- Born: George Rowland Hill 1836–1837 Devon, England
- Died: 15 February 1930 (aged 93) Auckland, New Zealand
- Buried: O'Neills Point Cemetery, Bayswater, Auckland
- Allegiance: British Empire
- Branch: Royal Navy; Armed Constabulary;
- Service years: 1851–1897
- Unit: Forest Rangers; 1st Division, Armed Constabulary;
- Conflicts: Crimean War Siege of Sevastopol (1854–1855); ; Indian Rebellion of 1857 Siege of Lucknow; ; New Zealand Wars Invasion of the Waikato; East Cape War; Tītokowaru's War; Te Kooti's War; ;
- Awards: Baltic Medal; Crimea Medal; Turkish Crimea Medal; Indian Mutiny Medal; New Zealand War Medal;

= Rowley Hill (soldier) =

George Rowland Hill (c. 1837 – 15 February 1930) was a British sailor and soldier who was awarded the New Zealand Cross for his actions at Mohaka during Te Kooti's War.

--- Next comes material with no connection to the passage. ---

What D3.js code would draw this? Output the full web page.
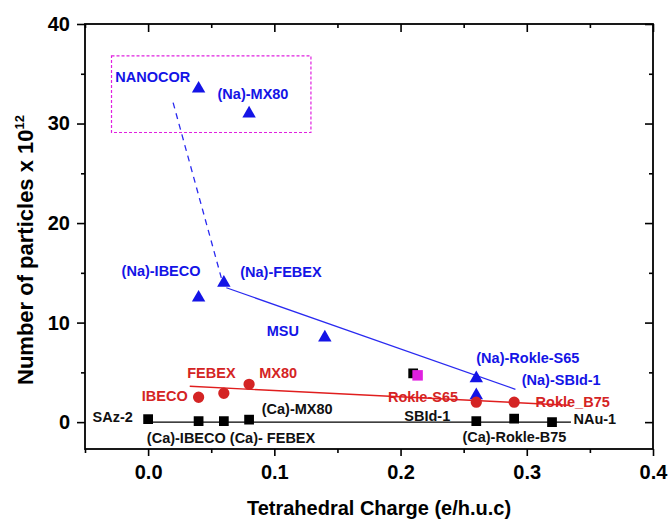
<!DOCTYPE html>
<html>
<head>
<meta charset="utf-8">
<script src="https://cdn.jsdelivr.net/npm/d3@7"></script>
<style>
  body { margin: 0; background: #fff; }
  svg { font-family: "Liberation Sans", Arial, sans-serif; }
  .lbl { font-size: 14.5px; font-weight: bold; }
  .tick text { font-size: 20px; font-weight: bold; font-family: "Liberation Sans", Arial, sans-serif; }
</style>
</head>
<body>
<svg id="chart" width="670" height="519"></svg>
<script>
// Na-exchanged clays (blue triangles)
const naNames = ["NANOCOR", "(Na)-MX80", "(Na)-IBECO", "(Na)-FEBEX", "MSU", "(Na)-Rokle-S65", "(Na)-SBId-1"];
const naX = [0.04, 0.08, 0.04, 0.06, 0.14, 0.26, 0.26];
const naY = [33.5, 31.0, 12.5, 14.0, 8.5, 4.4, 2.7];

// raw clays (red circles)
const rawNames = ["IBECO", "FEBEX", "MX80", "Rokle-S65", "Rokle_B75"];
const rawX = [0.04, 0.06, 0.08, 0.26, 0.29];
const rawY = [2.5, 2.9, 3.8, 2.0, 2.0];

// Ca-exchanged clays (black squares)
const caNames = ["SAz-2", "(Ca)-IBECO", "(Ca)- FEBEX", "(Ca)-MX80", "SBId-1", "(Ca)-Rokle-B75", "NAu-1"];
const caX = [0, 0.04, 0.06, 0.08, 0.26, 0.29, 0.32];
const caY = [0.3, 0.1, 0.1, 0.25, 0.1, 0.35, 0.0];

// the two overlapping squares near 0.21
const extraBlack = [[0.21, 4.9]];
const extraMagenta = [[0.2135, 4.7]];

// trend lines (end points)
const naTrend = [[0.062, 13.5], [0.291, 3.3]];
const naDashed = [[0.0198, 32.1], [0.058, 14.5]];
const rawTrend = [[0.033, 3.6], [0.333, 1.7]];
const caTrend = [[0, 0.0], [0.335, 0.0]];

// dotted box around the two high points
const boxX = [-0.029, 0.129];
const boxY = [29.1, 36.8];

// annotation texts [text, x, y]
const blueLabels = [
  ["NANOCOR", -0.026, 34.7], ["(Na)-MX80", 0.055, 33.0], ["(Na)-IBECO", -0.021, 15.2],
  ["(Na)-FEBEX", 0.073, 15.1], ["MSU", 0.094, 9.2], ["(Na)-Rokle-S65", 0.26, 6.5],
  ["(Na)-SBId-1", 0.296, 4.3]
];
const redLabels = [
  ["FEBEX", 0.031, 5.0], ["MX80", 0.088, 5.0], ["IBECO", -0.005, 2.6],
  ["Rokle-S65", 0.19, 2.5], ["Rokle_B75", 0.307, 2.0]
];
const blackLabels = [
  ["SAz-2", -0.044, 0.5], ["(Ca)-IBECO (Ca)- FEBEX", -0.001, -1.6], ["(Ca)-MX80", 0.09, 1.3],
  ["SBId-1", 0.203, 0.6], ["NAu-1", 0.337, 0.3], ["(Ca)-Rokle-B75", 0.249, -1.5]
];

const xMajor = [0, 0.1, 0.2, 0.3, 0.4];
const xMinor = [-0.05, 0.05, 0.15, 0.25, 0.35];
const yMajor = [0, 10, 20, 30, 40];
const yMinor = [5, 15, 25, 35];

const BLUE = "#1414e6";
const RED = "#d42424";
const MAGENTA = "#e020e0";

const svg = d3.select("#chart");
const width = +svg.attr("width");
const height = +svg.attr("height");
const margin = { top: 24, right: 17, bottom: 70, left: 85 };

const x = d3.scaleLinear().domain([-0.05, 0.4]).range([margin.left, width - margin.right]);
const y = d3.scaleLinear().domain([-2.7, 40]).range([height - margin.bottom, margin.top]);

// axes
const fmtX = d3.format(".1f");
svg.append("g")
  .attr("transform", `translate(0,${height - margin.bottom})`)
  .call(d3.axisBottom(x).tickValues(xMajor).tickFormat(fmtX).tickSize(7).tickPadding(9));
svg.append("g")
  .attr("transform", `translate(0,${height - margin.bottom})`)
  .call(d3.axisBottom(x).tickValues(xMinor).tickFormat("").tickSize(4));
svg.append("g")
  .attr("transform", `translate(0,${margin.top})`)
  .call(d3.axisTop(x).tickValues(xMajor).tickFormat("").tickSize(-8));
svg.append("g")
  .attr("transform", `translate(0,${margin.top})`)
  .call(d3.axisTop(x).tickValues(xMinor).tickFormat("").tickSize(-4));

svg.append("g")
  .attr("transform", `translate(${margin.left},0)`)
  .call(d3.axisLeft(y).tickValues(yMajor).tickSize(8).tickPadding(7));
svg.append("g")
  .attr("transform", `translate(${margin.left},0)`)
  .call(d3.axisLeft(y).tickValues(yMinor).tickFormat("").tickSize(4));
svg.append("g")
  .attr("transform", `translate(${width - margin.right},0)`)
  .call(d3.axisRight(y).tickValues(yMajor).tickFormat("").tickSize(-8));
svg.append("g")
  .attr("transform", `translate(${width - margin.right},0)`)
  .call(d3.axisRight(y).tickValues(yMinor).tickFormat("").tickSize(-4));

svg.selectAll(".domain").remove();
svg.selectAll(".tick line").attr("stroke", "#000").attr("stroke-width", 1.6);

svg.append("rect")
  .attr("x", margin.left)
  .attr("y", margin.top)
  .attr("width", width - margin.left - margin.right)
  .attr("height", height - margin.top - margin.bottom)
  .attr("fill", "none")
  .attr("stroke", "#000")
  .attr("stroke-width", 1.8);

// axis titles
svg.append("text")
  .attr("x", 379)
  .attr("y", 515)
  .attr("text-anchor", "middle")
  .style("font-size", "20px")
  .style("font-weight", "bold")
  .text("Tetrahedral Charge (e/h.u.c)");

const yt = svg.append("text")
  .attr("transform", "translate(33,250) rotate(-90)")
  .attr("text-anchor", "middle")
  .style("font-size", "22px")
  .style("font-weight", "bold");
yt.append("tspan").text("Number of particles x 10");
yt.append("tspan").attr("dy", "-9").style("font-size", "13px").text("12");

// dotted box
svg.append("rect")
  .attr("x", x(boxX[0]))
  .attr("y", y(boxY[1]))
  .attr("width", x(boxX[1]) - x(boxX[0]))
  .attr("height", y(boxY[0]) - y(boxY[1]))
  .attr("fill", "none")
  .attr("stroke", MAGENTA)
  .attr("stroke-width", 1.2)
  .attr("stroke-dasharray", "3,2");

// labels
function drawLabels(list, color) {
  svg.append("g")
    .selectAll("text")
    .data(list)
    .enter()
    .append("text")
    .attr("class", "lbl")
    .attr("x", (d) => x(d[1]))
    .attr("y", (d) => y(d[2]))
    .attr("dy", "0.36em")
    .attr("fill", color)
    .text((d) => d[0]);
}
drawLabels(blueLabels, BLUE);
drawLabels(redLabels, RED);
drawLabels(blackLabels, "#111");

// trend lines
const line = d3.line().x((d) => x(d[0])).y((d) => y(d[1]));
svg.append("path").attr("d", line(caTrend)).attr("fill", "none").attr("stroke", "#000").attr("stroke-width", 1.3);
svg.append("path").attr("d", line(rawTrend)).attr("fill", "none").attr("stroke", "#e01e1e").attr("stroke-width", 1.4);
svg.append("path").attr("d", line(naTrend)).attr("fill", "none").attr("stroke", "#2a2af0").attr("stroke-width", 1.3);
svg.append("path").attr("d", line(naDashed)).attr("fill", "none").attr("stroke", "#2a2af0")
  .attr("stroke-width", 1.3).attr("stroke-dasharray", "6,5");

// markers
function drawMarkers(xs, ys, type, size, color) {
  svg.append("g")
    .selectAll("path")
    .data(xs.map((v, i) => [v, ys[i]]))
    .enter()
    .append("path")
    .attr("transform", (d) => `translate(${x(d[0])},${y(d[1])})`)
    .attr("d", d3.symbol().type(type).size(size))
    .attr("fill", color);
}
drawMarkers(caX, caY, d3.symbolSquare, 95, "#000");
drawMarkers(extraBlack.map((d) => d[0]), extraBlack.map((d) => d[1]), d3.symbolSquare, 95, "#000");
drawMarkers(extraMagenta.map((d) => d[0]), extraMagenta.map((d) => d[1]), d3.symbolSquare, 110, MAGENTA);
drawMarkers(naX, naY, d3.symbolTriangle, 78, BLUE);
drawMarkers(rawX, rawY, d3.symbolCircle, 100, RED);
</script>
</body>
</html>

Throughout the Crimean War, he served in the Royal Navy, obtaining the Sebastopol bar before having involvement in the Expedition of the Thousand while serving on board HMS Hannibal. After jumping ship near Auckland, Hill fell in with Von Tempsky's Forest Rangers in 1863, serving with them until joining the Armed Constabulary.